Mass shooting in Toronto, Canada

On March 7, 2025, 12 people were wounded in a shooting at the Piper Arms Pub, a local pub in the Scarborough district of Toronto, Ontario, Canada. Three masked gunmen carried out the attacks during the pub's opening night just after 10:30 p.m. EST.

Toronto Police superintendent Paul McIntyre said two gunmen had handguns, and one had a semi-automatic sporting rifle.

==Shooting==
During the opening night of the Piper Arms Pub on the evening of March 7, 2025, three masked gunmen entered the pub with an AK-47 style carbine and handguns, while they "opened fire indiscriminately on the people sitting inside." The shooting was reported at 10:39 pm EST. The suspects then entered a vehicle and drove away.

==Victims==
The shooting left 12 people injured. 9 victims were struck by gunfire, including an off-duty TTC bus driver, who was shot six times in the legs and groin, while three were injured by other means including by flying glass. No injuries have been reported to be life threatening, but some were described as "life-altering".

==Arrests==
On June 4, three Toronto citizens identified as 19-year-old Sheldon Gordon, 19-year-old Juevar Griffith and 22-year-old Kayjean Morrison were arrested and charged.
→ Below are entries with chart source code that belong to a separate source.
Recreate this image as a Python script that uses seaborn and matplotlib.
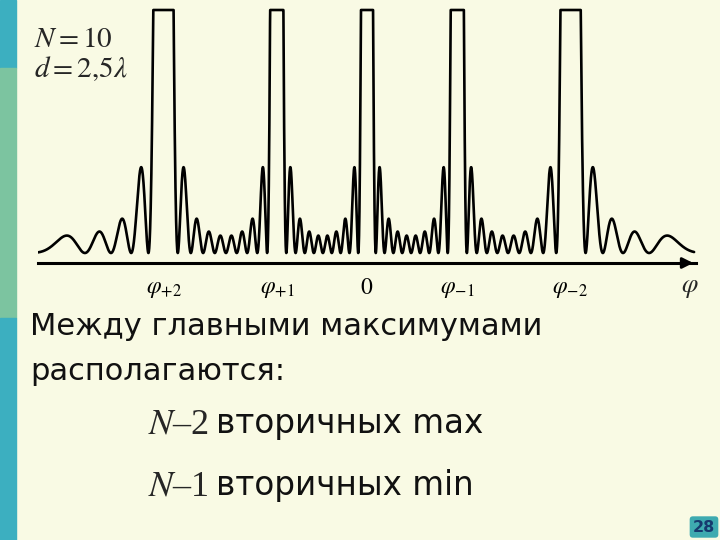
import numpy as np
import matplotlib
matplotlib.use('Agg')
import matplotlib.pyplot as plt
import seaborn as sns
from matplotlib.patches import Rectangle

# values given on the slide
N = 10                # number of slits
d_over_lambda = 2.5   # d = 2,5 lambda
phi_min, phi_max = -86, 85.5   # degrees shown on the axis
clip_level = 14.3     # principal maxima are cut off at the top

orders = [-2, -1, 0, 1, 2]
tick_labels = [r'$\varphi_{+2}$', r'$\varphi_{+1}$', r'$0$', r'$\varphi_{-1}$', r'$\varphi_{-2}$']

bg = '#f9fae4'

# grating intensity sin^2(N v) / sin^2(v)
phi = np.linspace(phi_min, phi_max, 8000)
v = np.pi * d_over_lambda * np.sin(np.radians(phi))
s2 = np.sin(v) ** 2
inten = np.divide(np.sin(N * v) ** 2, s2, out=np.full_like(v, N ** 2), where=s2 > 1e-12)
inten = np.minimum(inten, clip_level)
df = {'phi': phi, 'I': inten}
tick_pos = np.degrees(np.arcsin(np.array(orders) / d_over_lambda))

sns.set_style('white')
plt.rcParams['font.family'] = ['DejaVu Sans']
plt.rcParams['mathtext.fontset'] = 'stix'

fig = plt.figure(figsize=(7.2, 5.4), dpi=100, facecolor=bg)

# coloured strip on the left
W, H = 720, 540
fig.patches.append(Rectangle((0, 1 - 68 / H), 16 / W, 68 / H, transform=fig.transFigure, color='#3cafc0', zorder=0))
fig.patches.append(Rectangle((0, 1 - 318 / H), 16 / W, 250 / H, transform=fig.transFigure, color='#7cc4a0', zorder=0))
fig.patches.append(Rectangle((0, 0), 16 / W, 1 - 318 / H, transform=fig.transFigure, color='#3cafc0', zorder=0))

ax = fig.add_axes([38 / W, 1 - 263 / H, (696 - 38) / W, (263 - 8) / H])
ax.set_facecolor(bg)
sns.lineplot(x=df['phi'], y=df['I'], color='black', linewidth=1.9, estimator=None, sort=False, ax=ax)

ppu = (253 - 10) / clip_level
ax.set_ylim(-10 / ppu, clip_level + 2 / ppu)
ax.set_xlim(-86, 86)
for sp in ['top', 'left', 'right']:
    ax.spines[sp].set_visible(False)
ax.spines['bottom'].set_linewidth(2.2)
ax.spines['bottom'].set_color('black')
ax.set_yticks([])
ax.set_xticks(tick_pos)
ax.set_xticklabels(tick_labels, fontsize=17)
ax.tick_params(axis='x', direction='out', length=6, width=1.2, pad=3, colors='black')
ax.set_xlabel('')
ax.set_ylabel('')
ax.annotate('', xy=(1.0, 0), xytext=(0.975, 0), xycoords='axes fraction',
            arrowprops=dict(arrowstyle='-|>', color='black', lw=2, mutation_scale=16),
            annotation_clip=False)

fig.text(690 / W, 1 - 292 / H, r'$\varphi$', fontsize=19, ha='center', va='baseline')

fig.text(34 / W, 1 - 47 / H, r'$N = 10$', fontsize=21, va='baseline')
fig.text(34 / W, 1 - 77 / H, r'$d = 2{,}5\lambda$', fontsize=21, va='baseline')

fig.text(30 / W, 1 - 335 / H, 'Между главными максимумами', fontsize=22, va='baseline', color='#111111')
fig.text(30 / W, 1 - 380 / H, 'располагаются:', fontsize=22, va='baseline', color='#111111')

fig.text(148 / W, 1 - 433 / H, r'$N$–2', fontsize=26, va='baseline', family='Liberation Serif')
fig.text(216 / W, 1 - 433 / H, 'вторичных max', fontsize=23.5, va='baseline', color='#111111')
fig.text(148 / W, 1 - 495 / H, r'$N$–1', fontsize=26, va='baseline', family='Liberation Serif')
fig.text(216 / W, 1 - 495 / H, 'вторичных min', fontsize=23.5, va='baseline', color='#111111')

fig.text(704 / W, 1 - 527 / H, '28', fontsize=11.5, fontweight='bold', color='#163a6e',
         ha='center', va='center',
         bbox=dict(boxstyle='round,pad=0.2', facecolor='#3eaab0', edgecolor='none'))

fig.savefig('out.png', dpi=100, facecolor=bg)
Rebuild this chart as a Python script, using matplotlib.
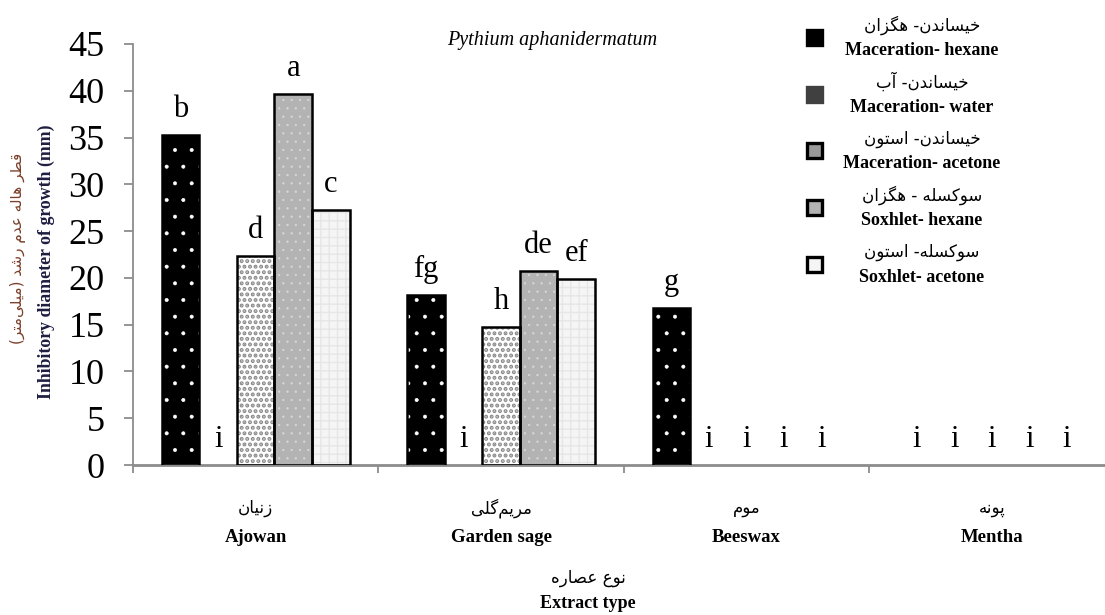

Gordon was also charged in connection with shooting incidents that took place over the span of a few hours on March 4.

==Reactions==
Ontario premier Doug Ford was briefed on the incident and said he will work and assist to have the suspects found and brought to justice.

Toronto mayor Olivia Chow wrote on X (formerly Twitter): "I am deeply troubled to hear reports of a shooting at a pub in Scarborough."

The pub issued a statement on their Instagram account on March 15, 2025 saying: "We are heartbroken over what happened at our Scarborough Town Centre location on what was supposed to be a special opening night for our team and the community. Our thoughts are with everyone affected, and we’re incredibly grateful to first responders and law enforcement for their quick response," adding "This kind of violence has no place in our community."

On March 26, 2025, Toronto councilor Michael Thompson said the three gunmen "appeared young, professional [and] calm" and he had visited the gunshot victims.